Unconventional development costs beyond NAM today is much higher, but analysts said they were less concerned about oilfield services because they have in the past been adept in identifying revenue opportunities and “will ultimately selectively invest in providing capacity in the commercially viable and scalable plays.” Issues associated with water use and handling also are expected to be solved as technology evolves.

“However, we do believe that outside of basins with in-situ legacy infrastructure, liquids-rich plays are likely to be preferentially developed versus gas plays, given the lower infrastructure requirements,” said the TPH analysts.

International resource development will be “just as capital intensive” as domestic development has been, which means that capital markets will be needed for full-scale commercialization. “Bottom line, it is going to take a while for all the enablers to fall in place; international shale players will require the patience of saints!”

Earlier this year Raymond James & Associates Inc. analysts also found a lot of global shale prospects but said it would take at least two years before drilling progresses to commercial success (see Shale Daily, May 7).

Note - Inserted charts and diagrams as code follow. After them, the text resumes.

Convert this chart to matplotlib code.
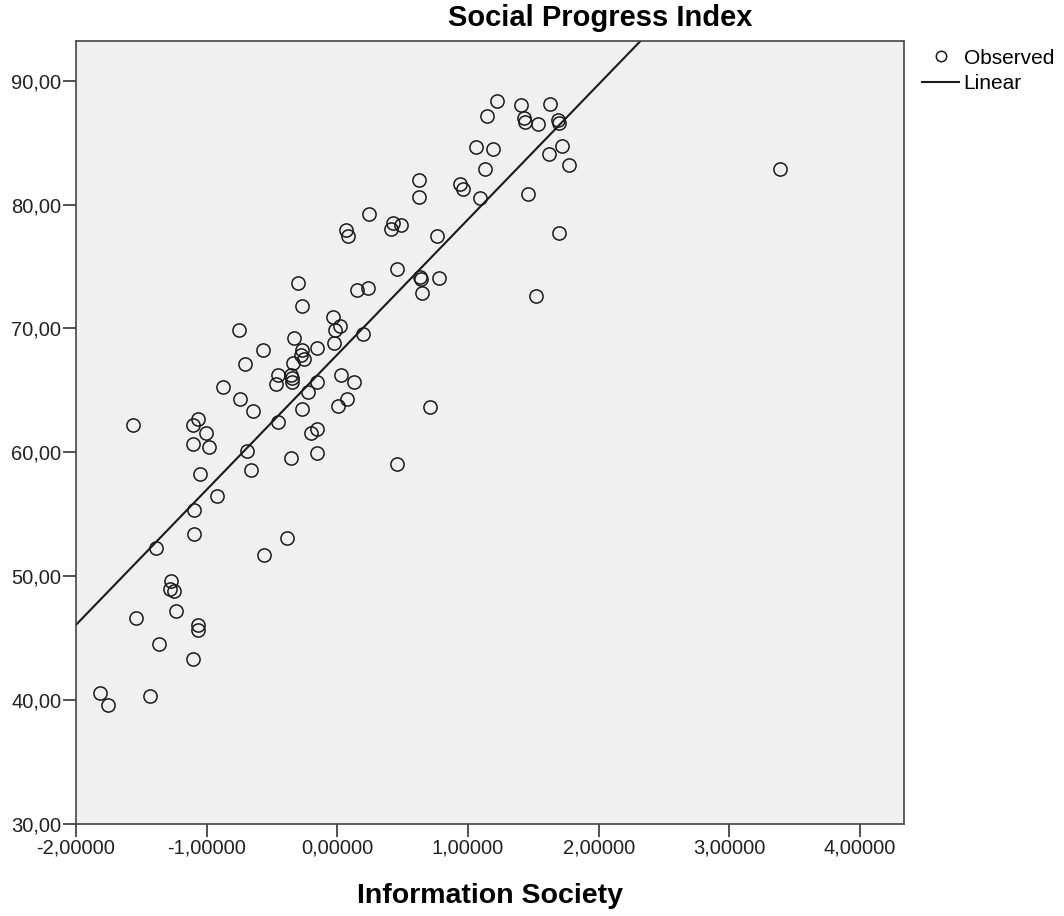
import numpy as np
import matplotlib
matplotlib.use("Agg")
import matplotlib.pyplot as plt
from matplotlib.lines import Line2D
from matplotlib.ticker import FuncFormatter, FixedLocator

plt.rcParams['font.family'] = ['Liberation Sans', 'DejaVu Sans']

title = "Social Progress Index"
x_label = "Information Society"
legend_labels = ["Observed", "Linear"]

info_society = [
    -1.816, -1.757, -1.434, -1.539, -1.367, -1.388, -1.562, -1.275, -1.281, -1.248,
    -1.235, -1.103, -1.069, -1.064, -1.099, -1.095, -1.103, -1.103, -1.064, -1.008,
    -0.982, -1.051, -0.919, -0.873, -0.745, -0.751, -0.707, -0.689, -0.663, -0.643,
    -0.572, -0.559, -0.388, -0.457, -0.472, -0.451, -0.357, -0.355, -0.347, -0.350,
    -0.330, -0.337, -0.299, -0.271, -0.273, -0.269, -0.281, -0.253, -0.227, -0.158,
    -0.154, -0.152, -0.202, -0.158, -0.030, 0.020, -0.016, -0.024, 0.028, 0.129,
    0.076, 0.002, 0.063, 0.083, 0.194, 0.154, 0.232, 0.244, 0.428, 0.410,
    0.484, 0.460, 0.458, 0.627, 0.628, 0.632, 0.643, 0.780, 0.647, 0.708,
    0.760, 0.940, 0.959, 1.060, 1.091, 1.127, 1.147, 1.188, 1.225, 1.403,
    1.429, 1.437, 1.460, 1.533, 1.518, 1.617, 1.627, 1.692, 1.698, 1.699,
    1.716, 1.770, 3.386,
]
social_progress = [
    40.55, 39.60, 40.33, 46.65, 44.50, 52.28, 62.23, 49.61, 48.94, 48.81,
    47.17, 43.29, 46.06, 45.66, 53.38, 55.32, 60.67, 62.23, 62.69, 61.53,
    60.45, 58.27, 56.47, 65.25, 64.30, 69.87, 67.13, 60.13, 58.60, 63.36,
    68.26, 51.69, 53.08, 66.24, 65.51, 62.45, 59.56, 66.24, 65.97, 65.65,
    69.20, 67.18, 73.66, 71.81, 63.47, 68.26, 67.85, 67.53, 64.87, 68.39,
    65.65, 61.86, 61.53, 59.97, 70.92, 70.22, 69.87, 68.82, 66.24, 65.67,
    64.28, 63.71, 77.94, 77.48, 69.55, 73.10, 73.30, 79.23, 78.48, 78.00,
    78.32, 74.82, 59.08, 81.95, 80.61, 74.17, 73.99, 74.07, 72.83, 63.68,
    77.43, 81.68, 81.23, 84.66, 80.55, 82.84, 87.14, 84.48, 88.38, 88.01,
    86.96, 86.66, 80.87, 86.47, 72.61, 84.05, 88.09, 86.82, 86.60, 77.72,
    84.72, 83.16, 82.87,
]
x_ticks = [-2, -1, 0, 1, 2, 3, 4]
y_ticks = [30, 40, 50, 60, 70, 80, 90]

x = np.array(info_society)
y = np.array(social_progress)

fig = plt.figure(figsize=(10.64, 9.16), dpi=100)
ax = fig.add_axes([0.0714, 0.1004, 0.7786, 0.8552])
ax.set_facecolor('#f0f0f0')

ax.plot(x, y, linestyle='none', marker='o', markersize=9.5,
        markerfacecolor='none', markeredgecolor='#1a1a1a', markeredgewidth=1.1,
        zorder=3)

slope, intercept = np.polyfit(x, y, 1)
xl = np.array([-2.0, 4.4])
ax.plot(xl, intercept + slope * xl, color='#1a1a1a', linewidth=1.5, zorder=2)

ax.set_xlim(-2.0, 4.34)
ax.set_ylim(30, 93.23)
ax.xaxis.set_major_locator(FixedLocator(x_ticks))
ax.yaxis.set_major_locator(FixedLocator(y_ticks))
ax.xaxis.set_major_formatter(FuncFormatter(lambda v, p: f"{v:.5f}".replace('.', ',')))
ax.yaxis.set_major_formatter(FuncFormatter(lambda v, p: f"{v:.2f}".replace('.', ',')))
ax.tick_params(direction='out', length=9.5, width=1.1, color='#222222',
               labelsize=14.5, labelcolor='#222222', pad=1)
for s in ax.spines.values():
    s.set_color('#444444')
    s.set_linewidth(1.2)

ax.set_xlabel(x_label, fontsize=20.5, fontweight='bold', labelpad=18.5)
fig.text(0.564, 0.9800, title, ha='center', va='center', fontsize=21,
         fontweight='bold')

handles = [
    Line2D([], [], linestyle='none', marker='o', markersize=7.5,
           markerfacecolor='none', markeredgecolor='#1a1a1a', markeredgewidth=1.1),
    Line2D([], [], color='#1a1a1a', linewidth=1.5),
]
fig.legend(handles, legend_labels, loc='upper left',
           bbox_to_anchor=(0.8665, 0.947), frameon=False, fontsize=15,
           handlelength=1.8, handletextpad=0.2, labelspacing=0.3,
           borderpad=0, borderaxespad=0)

fig.savefig('out.png', dpi=100)
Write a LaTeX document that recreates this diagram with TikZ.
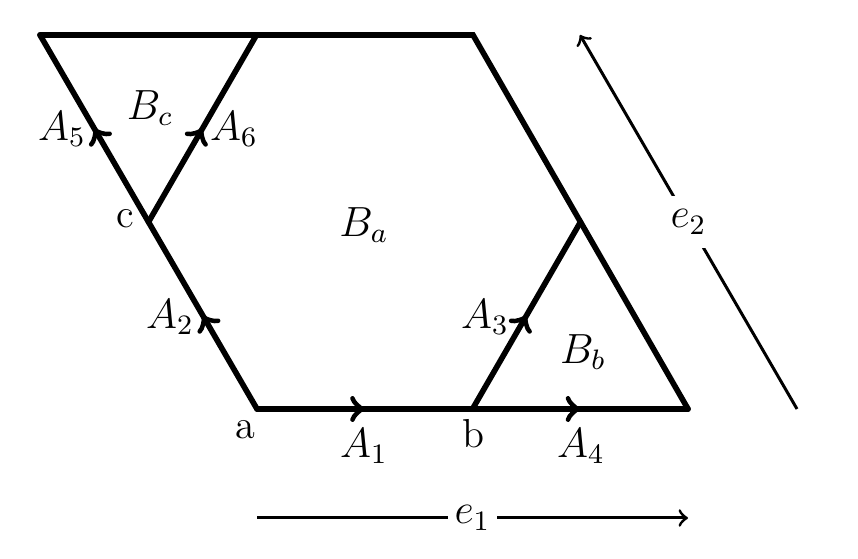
\documentclass[tikz,border=0pt]{standalone}
\usetikzlibrary{decorations.markings}
\begin{document}
\begin{tikzpicture}[x=0.01cm,y=-0.01cm,
  edge/.style={line width=1.6pt,line cap=round,line join=miter},
  midarrow/.style={edge,postaction={decorate},decoration={markings,mark=at position 0.5 with {\arrow{to}}}},
  vec/.style={line width=0.85pt,-to},
  lbl/.style={inner sep=1pt,font=\fontsize{11.5}{13}\selectfont},
  gap/.style={lbl,fill=white,inner sep=3pt}]
\useasboundingbox (0,0) rectangle (858,559);
% vertices
\coordinate (a) at (257,409);
\coordinate (b) at (472.5,409);
\coordinate (br) at (688,409);
\coordinate (tl) at (40,35);
\coordinate (tm) at (256.5,35);
\coordinate (tr) at (473,35);
\coordinate (c) at (148.5,222);
\coordinate (rm) at (580.5,222);
% plain edges
\draw[edge] (tl) -- (tr) -- (br);
% arrowed edges
\draw[midarrow] (a) -- (b);
\draw[midarrow] (b) -- (br);
\draw[midarrow] (a) -- (c);
\draw[midarrow] (b) -- (rm);
\draw[midarrow] (c) -- (tl);
\draw[midarrow] (c) -- (tm);
% labels
\node[lbl] (la) at (245,430) {a};
\node[lbl] (lb) at (473,434) {b};
\node[lbl] (lc) at (125,219) {c};
\node[lbl] (A1) at (364,446) {$A_1$};
\node[lbl] (A4) at (581,446) {$A_4$};
\node[lbl] (A2) at (170,317) {$A_2$};
\node[lbl] (A3) at (485,317) {$A_3$};
\node[lbl] (A5) at (62,129) {$A_5$};
\node[lbl] (A6) at (234,129) {$A_6$};
\node[lbl] (Bc) at (150,108) {$B_c$};
\node[lbl] (Ba) at (364,225) {$B_a$};
\node[lbl] (Bb) at (583,352) {$B_b$};
% lattice vectors
\coordinate (e1s) at (257,518);
\coordinate (e1e) at (688,518);
\coordinate (e2s) at (797,409);
\coordinate (e2e) at (580,35);
\draw[vec] (e1s) -- node[gap,inner sep=2pt] (e1) {$e_1$} (e1e);
\draw[vec] (e2s) -- node[gap,inner sep=4pt] (e2) {$e_2$} (e2e);
\end{tikzpicture}
\end{document}
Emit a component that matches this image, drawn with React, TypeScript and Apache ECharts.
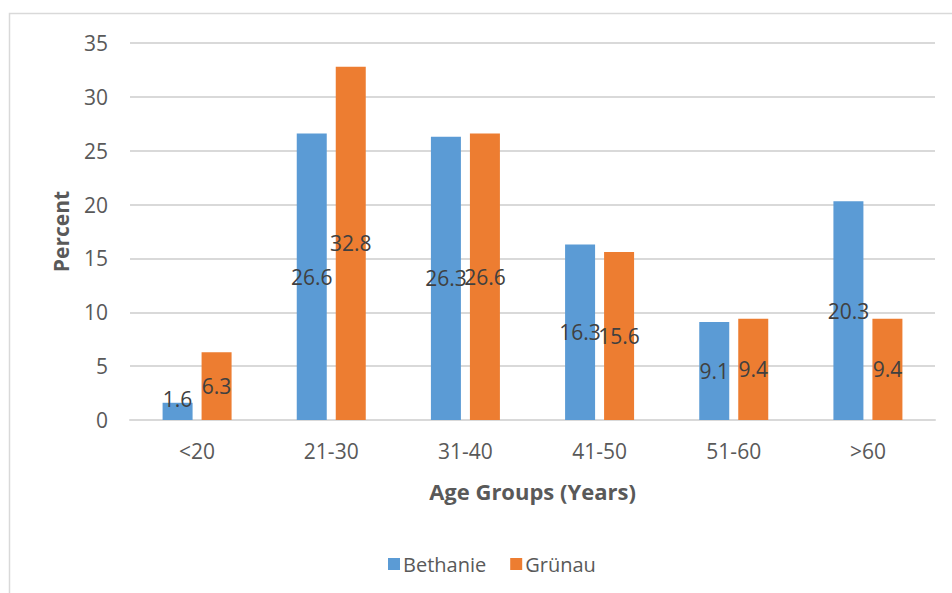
import React, { useEffect, useRef } from "react";
import * as echarts from "echarts";

// Share of respondents per age group, in percent
const ageGroups = ["<20", "21-30", "31-40", "41-50", "51-60", ">60"];
const bethanie = [1.6, 26.6, 26.3, 16.3, 9.1, 20.3];
const grunau = [6.3, 32.8, 26.6, 15.6, 9.4, 9.4];
const seriesNames = ["Bethanie", "Grünau"];

const FONT = "'Open Sans', 'Noto Sans', sans-serif";
const AXIS_TEXT = "#595959";
const LABEL_TEXT = "#404040";
const GRID_LINE = "#d9d9d9";

export default function App() {
  const ref = useRef<HTMLDivElement>(null);

  useEffect(() => {
    if (!ref.current) return;
    const chart = echarts.init(ref.current, undefined, { renderer: "svg" });

    const barLabel = {
      show: true,
      position: "inside" as const,
      color: LABEL_TEXT,
      fontFamily: FONT,
      fontSize: 21,
      formatter: (p: any) => p.value.toFixed(1),
    };

    // A short bar cannot hold its label, so it is lifted above the bar's middle
    const toData = (vals: number[]) =>
      vals.map((v) =>
        v < 3 ? { value: v, label: { offset: [0, -12] } } : { value: v }
      );

    chart.setOption({
      animation: false,
      textStyle: { fontFamily: FONT },
      graphic: [
        {
          type: "rect",
          shape: { x: 9.5, y: 13.5, width: 960, height: 620 },
          style: { fill: "none", stroke: GRID_LINE, lineWidth: 1.5 },
          silent: true,
        },
      ],
      grid: { left: 130, right: 17, top: 43, bottom: 173 },
      legend: {
        left: 383,
        top: 549,
        itemWidth: 12,
        itemHeight: 12,
        itemGap: 24,
        icon: "rect",
        data: seriesNames,
        textStyle: { color: AXIS_TEXT, fontSize: 20, fontFamily: FONT, padding: [0, 0, 0, -2] },
      },
      xAxis: {
        type: "category",
        data: ageGroups,
        name: "Age Groups (Years)",
        nameLocation: "middle",
        nameGap: 60,
        nameTextStyle: { color: AXIS_TEXT, fontSize: 22, fontWeight: "bold", fontFamily: FONT },
        axisLine: { lineStyle: { color: GRID_LINE, width: 2 } },
        axisTick: { show: false },
        axisLabel: { color: AXIS_TEXT, fontSize: 21, margin: 20, fontFamily: FONT },
      },
      yAxis: {
        type: "value",
        min: 0,
        max: 35,
        interval: 5,
        name: "Percent",
        nameLocation: "middle",
        nameGap: 59,
        nameTextStyle: { color: AXIS_TEXT, fontSize: 21, fontWeight: "bold", fontFamily: FONT },
        axisLine: { show: false },
        axisTick: { show: false },
        axisLabel: { color: AXIS_TEXT, fontSize: 21, margin: 22, fontFamily: FONT },
        splitLine: { lineStyle: { color: GRID_LINE, width: 2 } },
      },
      series: [
        {
          name: seriesNames[0],
          type: "bar",
          data: toData(bethanie),
          barWidth: 30,
          barGap: "30%",
          itemStyle: { color: "#5b9bd5" },
          label: barLabel,
        },
        {
          name: seriesNames[1],
          type: "bar",
          data: toData(grunau),
          barWidth: 30,
          itemStyle: { color: "#ed7d31" },
          label: barLabel,
        },
      ],
    });

    return () => chart.dispose();
  }, []);

  return (
    <div
      ref={ref}
      style={{ position: "fixed", left: 0, top: 0, width: 952, height: 593, background: "#fff" }}
    />
  );
}
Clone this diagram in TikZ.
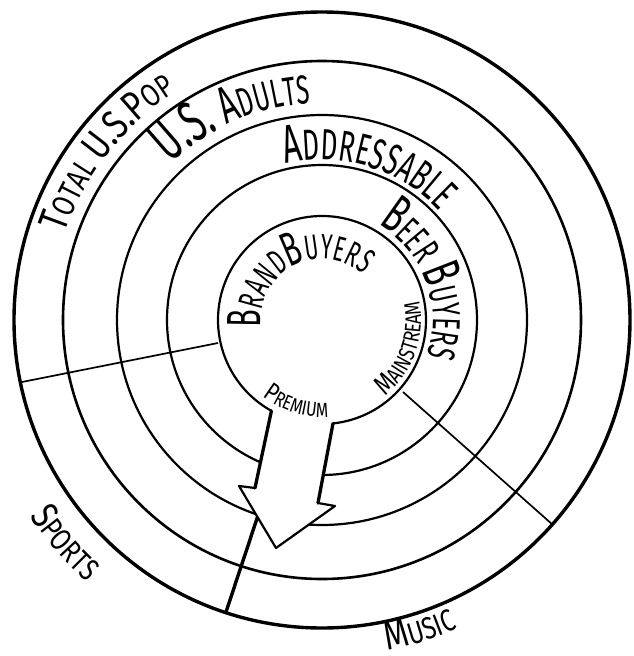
\documentclass[tikz,border=0pt]{standalone}
\usepackage{fontspec}
\newfontfamily\hand{Fira Sans}[FakeStretch=0.6]
\newfontfamily\handw{Fira Sans}[FakeStretch=0.78]
\usetikzlibrary{decorations.text}
\newcommand\fsz[1]{\hand\fontsize{#1}{#1}\selectfont}
\newcommand\fwz[1]{\handw\fontsize{#1}{#1}\selectfont}
\begin{document}
\begin{tikzpicture}[x=1pt,y=-1pt,
  ring/.style={line width=#1, draw=black},
  divider/.style={line width=1.7, draw=black},
  shaft/.style={line width=3.3, draw=black, line cap=round},
  head/.style={line width=2.2, draw=black, line join=round},
  lbl/.style={decorate, decoration={text along path, text align=center, text={#1}}}]
\useasboundingbox (0,0) rectangle (634,656);
\fill[white] (0,0) rectangle (634,656);
\coordinate (O) at (322,320);
% rings
\draw[ring=3.4] (O) circle[radius=308];
\draw[ring=2.6] (O) circle[radius=259];
\draw[ring=2.2] (O) circle[radius=205];
\draw[ring=2.2] (O) circle[radius=155];
\draw[ring=2.2] (O) ++(119.1:104) arc[start angle=119.1, end angle=443.9, radius=104];
% dividers
\coordinate (L1) at (218,343);
\coordinate (L2) at (22,382);
\coordinate (R1) at (403,392);
\coordinate (R2) at (553,525);
\draw[divider] (L1) -- (L2);
\draw[divider] (R1) -- (R2);
% arrow
\coordinate (A1) at (271.4,410.9);
\coordinate (A2) at (255,488);
\coordinate (A3) at (239,486);
\coordinate (A4) at (276,548);
\coordinate (A5) at (335,506);
\coordinate (A6) at (318,503);
\coordinate (A7) at (333,423.4);
\fill[white] (A1) -- (A2) -- (A3) -- (A4) -- (A5) -- (A6) -- (A7) -- cycle;
\draw[head] (A2) -- (A3) -- (A4) -- (A5) -- (A6);
\draw[shaft] (A1) -- (A2);
\draw[shaft] (A7) -- (A6);
\coordinate (T1) at (257.5,517);
\coordinate (T2) at (226,612);
\draw[line width=3.4] (T1) -- (T2);
% labels
\path[lbl={|\fwz{41}|T|\fwz{32}|OTAL |\fwz{41}|U.S.P|\fwz{32}|OP}]
  (O) ++(158:271) arc[start angle=158, end angle=278, radius=271];
\path[lbl={|\fsz{58}|U.S. |\fsz{52}|A|\fsz{40.6}|DULTS}]
  (O) ++(186.5:217) arc[start angle=186.5, end angle=306.5, radius=217];
\path[lbl={|\fsz{53.7}|A|\fsz{43.5}|DDRESSABLE}]
  (O) ++(227:160) arc[start angle=227, end angle=347, radius=160];
\path[lbl={|\fsz{53.7}|B|\fsz{39}|EER |\fsz{53.7}|B|\fsz{39}|UYERS}]
  (O) ++(279.5:111) arc[start angle=279.5, end angle=399.5, radius=111];
\path[lbl={|\fsz{48}|B|\fsz{35}|RAND|\fsz{48}|B|\fsz{35}|UYERS}]
  (O) ++(172.5:61) arc[start angle=172.5, end angle=312.5, radius=61];
\path[lbl={|\fwz{28}|M|\fwz{22.5}|AINSTREAM}]
  (O) ++(79.5:99) arc[start angle=79.5, end angle=-40.5, radius=99];
\path[lbl={|\fwz{26}|P|\fwz{20.5}|REMIUM}]
  (O) ++(157:97) arc[start angle=157, end angle=57, radius=97];
\path[lbl={|\fwz{39}|S|\fwz{31}|PORTS}]
  (O) ++(169:352) arc[start angle=169, end angle=109, radius=352];
\path[lbl={|\fwz{40}|M|\fwz{31}|USIC}]
  (O) ++(102.5:337) arc[start angle=102.5, end angle=42.5, radius=337];
\end{tikzpicture}
\end{document}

TPH’s analysis didn’t include Denmark, but earlier this month the U.S. Geological Survey (USGS) estimated that the Alum shale area holds about 6.9 Tcf of technically recoverable gas. The USGS study of Denmark is its first-ever assessment of the shale gas potential there.

The Alum Shale consists of an offshore and onshore section, with the onshore accounting for most of the estimated reserves, USGS said. Officials said they don’t believe the area contains significant quantities of oil. However, exploitation may be difficult because of the “complicated geology.”